Domjuan acte 1 scène 3
ACTE III, Scène première
DOM JUAN, en habit de campagne, SGANARELLE, en habit de médecin.
SGANARELLE, en médecin: Ma foi, Monsieur, avouez que j'ai eu raison, et que nous voilà l'un et l'autre déguisés à merveille. Votre premier dessein n'était point du tout à propos, et ceci nous cache bien mieux que tout ce que vous vouliez faire.
DOM JUAN, en habit de campagne: Il est vrai que te voilà bien, et je ne sais où tu as été déterrer cet attirail ridicule.

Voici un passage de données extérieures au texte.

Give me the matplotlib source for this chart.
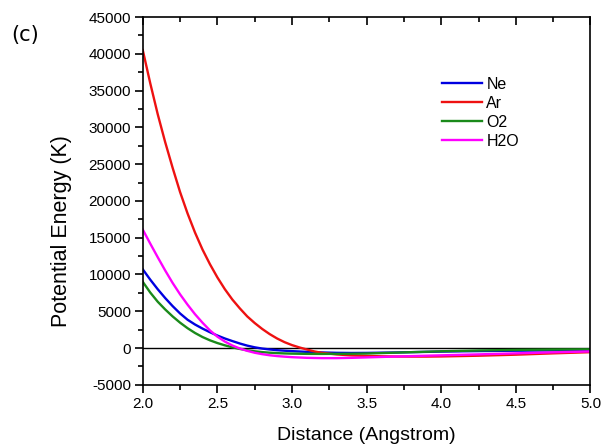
import numpy as np
import matplotlib.pyplot as plt
from matplotlib.ticker import MultipleLocator

plt.rcParams['font.family'] = ['Liberation Sans', 'DejaVu Sans']
plt.rcParams['axes.unicode_minus'] = False

# distances (Angstrom) and potential energies (K)
x_ne = [2.0, 2.05, 2.1, 2.15, 2.2, 2.25, 2.3, 2.35, 2.4, 2.45, 2.5, 2.55, 2.6, 2.65, 2.7, 2.75, 2.8, 2.85,
        2.9, 2.95, 3.0, 3.1, 3.2, 3.3, 3.4, 3.5, 3.7, 3.9, 4.0, 4.25, 4.5, 4.75, 5.0]
ne = [10700, 9300, 8000, 6800, 5700, 4700, 3850, 3200, 2650, 2150, 1700, 1300, 950, 620, 330, 100, -70, -190,
      -290, -360, -420, -520, -600, -650, -670, -660, -600, -520, -480, -410, -360, -320, -290]

x_ar = [2.0, 2.05, 2.1, 2.15, 2.2, 2.25, 2.3, 2.35, 2.4, 2.45, 2.5, 2.55, 2.6, 2.65, 2.7, 2.75, 2.8, 2.85,
        2.9, 2.95, 3.0, 3.05, 3.1, 3.15, 3.2, 3.3, 3.4, 3.5, 3.6, 3.7, 3.8, 3.9, 4.0, 4.25, 4.5, 4.75, 5.0]
ar = [40500, 36000, 31800, 28000, 24500, 21200, 18300, 15700, 13400, 11400, 9600, 8000, 6600, 5400, 4300,
      3400, 2600, 1900, 1300, 800, 400, 80, -200, -460, -650, -870, -1000, -1070, -1120, -1150, -1160, -1160,
      -1140, -1040, -900, -720, -560]

x_o2 = [2.0, 2.05, 2.1, 2.15, 2.2, 2.25, 2.3, 2.35, 2.4, 2.45, 2.5, 2.55, 2.6, 2.65, 2.7, 2.75, 2.8, 2.85,
        2.9, 2.95, 3.0, 3.1, 3.2, 3.3, 3.4, 3.5, 3.7, 3.9, 4.0, 4.25, 4.5, 4.75, 5.0]
o2 = [9000, 7550, 6300, 5250, 4300, 3450, 2700, 2050, 1500, 1050, 680, 370, 100, -120, -300, -440, -550, -630,
      -690, -730, -760, -790, -800, -790, -770, -740, -620, -500, -440, -330, -250, -200, -170]

x_h2o = [2.0, 2.05, 2.1, 2.15, 2.2, 2.25, 2.3, 2.35, 2.4, 2.45, 2.5, 2.55, 2.6, 2.65, 2.7, 2.75, 2.8, 2.85,
         2.9, 2.95, 3.0, 3.1, 3.2, 3.3, 3.4, 3.5, 3.7, 3.9, 4.0, 4.25, 4.5, 4.75, 5.0]
h2o = [16100, 14200, 12350, 10550, 8850, 7300, 5900, 4600, 3450, 2400, 1550, 880, 350, -60, -380, -640, -830,
       -980, -1090, -1170, -1240, -1330, -1370, -1370, -1330, -1270, -1150, -1040, -990, -860, -720, -580, -460]

fig = plt.figure(figsize=(6.05, 4.48), dpi=100)
ax = fig.add_axes([0.236, 0.141, 0.740, 0.821])

ax.axhline(0, color='black', lw=1.0, zorder=1)
ax.plot(x_ne, ne, color='#0000e0', lw=1.7, label='Ne')
ax.plot(x_ar, ar, color='#ee1111', lw=1.7, label='Ar')
ax.plot(x_o2, o2, color='#1a8a1a', lw=1.7, label='O2')
ax.plot(x_h2o, h2o, color='#ff00ff', lw=1.7, label='H2O')

ax.set_xlim(2.0, 5.0)
ax.set_ylim(-5000, 45000)
ax.xaxis.set_major_locator(MultipleLocator(0.5))
ax.xaxis.set_minor_locator(MultipleLocator(0.25))
ax.yaxis.set_major_locator(MultipleLocator(5000))
ax.yaxis.set_minor_locator(MultipleLocator(2500))
ax.xaxis.set_major_formatter(plt.FormatStrFormatter('%.1f'))

ax.tick_params(axis='x', which='both', direction='out', top=True, labelsize=11, width=1.2, pad=3)
ax.tick_params(axis='y', which='both', direction='out', labelsize=11, width=1.2, pad=3)
ax.tick_params(which='major', length=5.5)
ax.tick_params(which='minor', length=3.5)
# ticks on the top edge point inward
for t in ax.xaxis.get_major_ticks() + ax.xaxis.get_minor_ticks():
    t.tick2line.set_marker(3)
for s in ax.spines.values():
    s.set_linewidth(1.2)

ax.set_xlabel('Distance (Angstrom)', fontsize=14)
ax.xaxis.set_label_coords(0.5, -0.115)
ax.set_ylabel('Potential Energy (K)', fontsize=15.5)
ax.yaxis.set_label_coords(-0.159, 0.418)

ax.legend(loc='upper left', bbox_to_anchor=(0.655, 0.855), frameon=False,
          fontsize=11.5, handlelength=2.5, handletextpad=0.25, labelspacing=0.25,
          borderaxespad=0)

fig.text(0.018, 0.922, '(c)', fontsize=15, va='center', family='DejaVu Sans')

fig.savefig('out.png', dpi=100)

SGANARELLE: Oui? C'est l'habit d'un vieux médecin, qui a été laissé en gage au lieu où je l'ai pris, et il m'en a coûté de l'argent pour l'avoir. Mais savez-vous, Monsieur, que cet habit me met déjà en considération, que je suis salué des gens que je rencontre, et que l'on me vient consulter ainsi qu'un habile homme?
DOM JUAN: Comment donc?
SGANARELLE: Cinq ou six paysans et paysannes, en me voyant passer, me sont venus demander mon avis sur différentes maladies.

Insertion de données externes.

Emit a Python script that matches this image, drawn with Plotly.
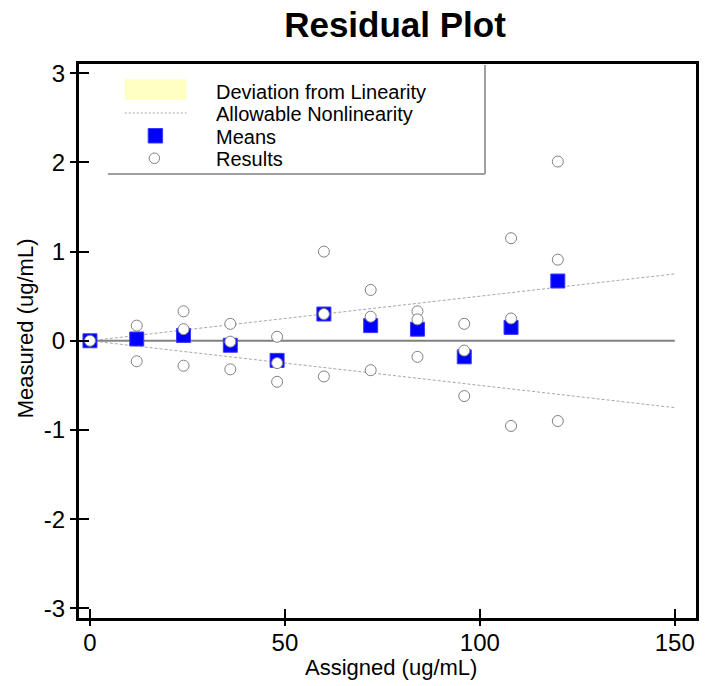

DOM JUAN: Tu leur as répondu que tu n'y entendais rien?
SGANARELLE: Moi? Point du tout. J'ai voulu soutenir l'honneur de mon habit: j'ai raisonné sur le mal, et leur ai fait des ordonnances à chacun.
DOM JUAN: Et quels remèdes encore leur as-tu ordonnés?
SGANARELLE: Ma foi! Monsieur, j'en ai pris par où j'en ai pu attraper; j'ai fait mes ordonnances à l'aventure, et ce serait une chose plaisante si les malades guérissaient, et qu'on m'en vînt remercier.
DOM JUAN: Et pourquoi non? Par quelle raison n'aurais-tu pas les mêmes priviléges qu'ont tous les autres médecins? Ils n'ont pas plus de part que toi aux guérisons des malades, et tout leur art est pure grimace. Ils ne font rien que recevoir la gloire des heureux succès, et tu peux profiter comme eux du bonheur du malade, et voir attribuer à tes remèdes tout ce qui peut venir des faveurs du hasard et des forces de la nature.
SGANARELLE: Comment, Monsieur, vous êtes aussi impie en médecine?